Dhananjaya under an Australian sun: Aravind Adiga’s ‘Amnesty’ reviewed by Geeta Doctor

Adiga focuses on a pressing issue here — the plight of the individual seeking asylum in a foreign land. But too much authorial intrusion makes the narrative unconvincing

February 29, 2020 04:00 pm | Updated 04:00 pm IST

It could be called the burden of being a Booker Prize winner the first-time round. When Aravind Adiga won the Man Booker in 2008, he did not just write a novel, he created a meme. Ever since then, his White Tiger has become the shorthand for describing the invisible creatures hiding in the undergrowth of our fractured society, waiting to maul their owners.

In another era the same character would be a societal misfit called Frankenstein’s monster, or the many variations of our fear of the other that has created some of our most compelling literary narratives.

Discovering nature

Adiga is himself the White Tiger here. He focuses on one of the most pressing issues of our times — the plight of the individual

seeking asylum in a foreign land. Danny, the cleaner who walks around Sydney with his vacuum cleaner attached to his back, golden highlights glinting in his hair, is the bait. The time frame of the novel stretches into a day in the life of Danny, or Dhananjaya Rajaratnam, a Sri Lankan migrant from Batticaloa.

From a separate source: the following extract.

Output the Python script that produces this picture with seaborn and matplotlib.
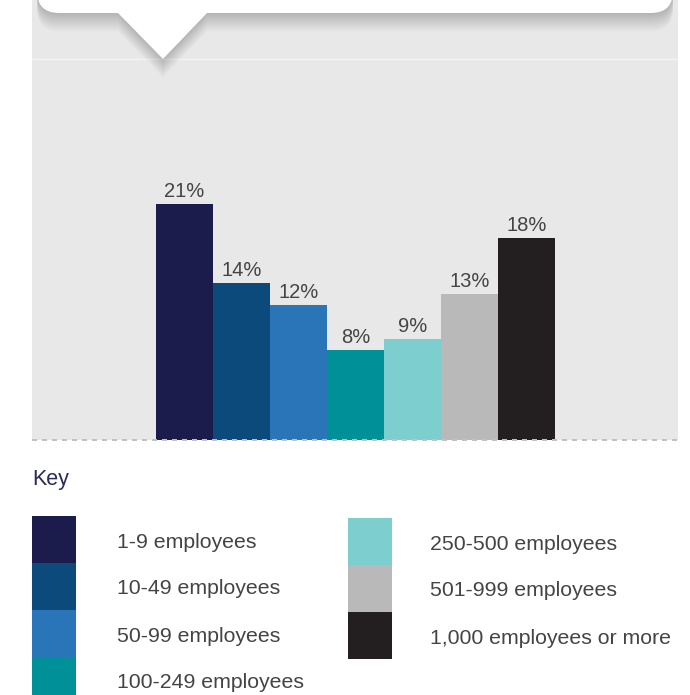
import numpy as np
import pandas as pd
import matplotlib
matplotlib.use("Agg")
import matplotlib.pyplot as plt
from matplotlib.path import Path
from matplotlib.patches import PathPatch, Rectangle
from matplotlib.transforms import Affine2D
import seaborn as sns

categories = ["1-9 employees", "10-49 employees", "50-99 employees", "100-249 employees",
              "250-500 employees", "501-999 employees", "1,000 employees or more"]
values = [21, 14, 12, 8, 9, 13, 18]
colors = ["#1c1c4c", "#0b4a7a", "#2a74b8", "#009097", "#7dcfcf", "#b9b9b9", "#231f20"]
key_title = "Key"

sns.set_style("white")
plt.rcParams["font.family"] = ["Liberation Sans", "DejaVu Sans"]

W, H = 690, 695
fig = plt.figure(figsize=(W / 100, H / 100), dpi=100)
fig.patch.set_facecolor("white")

# main chart axes (pixel box x 32..678, y 0..440)
ax = fig.add_axes([32 / W, 1 - 440 / H, 646 / W, 440 / H])
ax.set_facecolor("#e8e8e8")
df = pd.DataFrame({"cat": categories, "val": values})
sns.barplot(data=df, x="cat", y="val", hue="cat", palette=colors, width=1.0,
            saturation=1, legend=False, ax=ax, order=categories, hue_order=categories)
for p in ax.patches:
    p.set_linewidth(0)
px_per_unit = 57.0
px_per_pct = 11.22
ax.set_xlim((32 - 184.5) / px_per_unit, (678 - 184.5) / px_per_unit)
ax.set_ylim(0, 440 / px_per_pct)
for s in ax.spines.values():
    s.set_visible(False)
ax.set_xticks([])
ax.set_yticks([])
ax.set_xlabel("")
ax.set_ylabel("")

for i, v in enumerate(values):
    ax.annotate(f"{v}%", (i, v), xytext=(0, 5), textcoords="offset points",
                ha="center", va="baseline", fontsize=14.5, color="#444444")

# dashed baseline
ax.axhline(0, color="#c2c2c2", lw=1.44, dashes=(2.5, 2.5), clip_on=False, zorder=5)
# light line beneath the bubble
ax.axhline((440 - 59) / px_per_pct, color="#f3f3f3", lw=1.0, zorder=0.5)

# overlay in pixel coordinates
ov = fig.add_axes([0, 0, 1, 1])
ov.set_xlim(0, W)
ov.set_ylim(H, 0)
ov.axis("off")
ov.patch.set_alpha(0)

def bubble_path(x0=37, x1=673, yb=13, r=22, t0=118, tip=(163, 59), t1=207):
    verts = [(x0, -40), (x0, yb - r), (x0, yb), (x0 + r, yb),
             (t0, yb), tip, (t1, yb), (x1 - r, yb), (x1, yb), (x1, yb - r),
             (x1, -40), (x0, -40)]
    codes = [Path.MOVETO, Path.LINETO, Path.CURVE3, Path.CURVE3,
             Path.LINETO, Path.LINETO, Path.LINETO, Path.LINETO, Path.CURVE3, Path.CURVE3,
             Path.LINETO, Path.CLOSEPOLY]
    return Path(verts, codes)

bp = bubble_path()
for k in range(1, 18):
    sp = bp.transformed(Affine2D().translate(0, k * 1.1))
    ov.add_patch(PathPatch(sp, facecolor="black", edgecolor="none", alpha=0.010, zorder=1))
ov.add_patch(PathPatch(bp, facecolor="white", edgecolor="none", zorder=2))

# key
ov.text(32, 480, key_title, fontsize=15.5, color="#2b2b58", ha="left", va="center")
for i, (lab, c) in enumerate(zip(categories, colors)):
    if i < 4:
        x0, y0, w, h, tx = 32, 516 + 47 * i, 43.5, 47, 117
    else:
        j = i - 4
        x0, y0, w, h, tx = 348, 518 + 47 * j, 44, 47, 430
    ov.add_patch(Rectangle((x0, y0), w, h, facecolor=c, edgecolor="none"))
    ov.text(tx, y0 + h / 2 + 2.5, lab, fontsize=15.3, color="#444444", ha="left", va="center")

fig.savefig("out.png", dpi=100)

His job is to scrub the houses of the more established inhabitants. In the course of his day he comes upon the shocking news of a murder of one of his clients.

Radha Thomas, whose apartment Danny cleans once a week, is the epitome of a successful woman of Indian extraction who has married a white Australian and made the most of her privileged status, which includes having a macho Indian lover named Prakash Wadhwa. He sounds a bit like our Hrithik Roshan as he has eyes the colour of hazelnuts, but alas for our heroine, a nasty habit of playing “Pokies”, that is to say, gambling on the gaming machines. It’s a habit Radha Thomas also has.

The timeline is elastic. Adiga stretches it to include the four years that Danny has spent in Australia as a student. The narrative is not going to do much for those who are aspiring to one of Australia’s oft-touted educational programmes. The story also yo-yos back and forth between some of the other places and episodes in Danny’s life. There’s a wonderful evocation of Danny as a young lad swimming out into the lagoon in Batticaloa and waiting for the mermaids to emerge from the surf.

Adiga appears to have discovered nature during his Australia sojourn. Not only are there mentions of a jabiru, a black stork native to Australia that is reminiscent of the Jubjub bird from Lewis Carroll, but repeated references to fig trees, from which a white bird drops out like a hot stone, and yellow-crested cockatoos.

Surreal bond

Danny is prone to morphing into Adiga when he is not wielding his vacuum cleaner. There is, for instance, a flashback to an elephant he names Prabhakaran.

Danny feels a surreal bond when he comes across an old naval gun rusting in a park. Is it Danny or Adiga who tells us that the gun is a relic from the German warship Emden that had created panic in Chennai when it suddenly appeared on its waters during World War I, terrifying Tamils even in Sri Lanka? “A dragon over there, it had become a dodo over here and was destroyed; and now the last piece of the Emden, this gun, perhaps the same one that had set the waters of the Marina ablaze and lit nightmares in Chennai for two generations, was mounted on a park in Sydney.”

In another place, Sonja, Danny’s Vietnamese girlfriend, tells her mother that once Danny had watched “a brown man and a girl who were dancing to no music at all but the sunlight — wearing nothing except their glistening heat resistant skin” and suddenly realised that they were not Indian, not Sri Lankan, but Aborigines. Rumours of links between the tribals of South India, as also between the Veddas of Sri Lanka and Australian Aborigines, were once popular.

But as the geneticist A.K. Roychoudhary pointed out in a paper in 1984: “Despite the morphological similarity there is no genetic evidence to suggest that the Indian tribes and Australian Aborigines are biologically related.” Danny could be presumed to cater to popular fantasies of a Tamil presence in early Australia, but what could induce Adiga to repeat such canards?

Even as he prowls around Sydney on that fatal day, Danny’s greatest fear is that someone will see through him and dob him. To dob , the dictionary of slang will tell you, is Australian for a person who is morally obliged to rat on another person. Trying to evade the system is the catch 22 at the heart of Adiga’s narrative. There is an immutable element called the Law in Australia. It may be the white man’s concept of what constitutes right and wrong but inevitably, it becomes the brown man’s burden.

To freeze or to run — that is the question that frames Danny. Adiga provides the amnesty.

The Chennai-based writer is a critic and cultural commentator.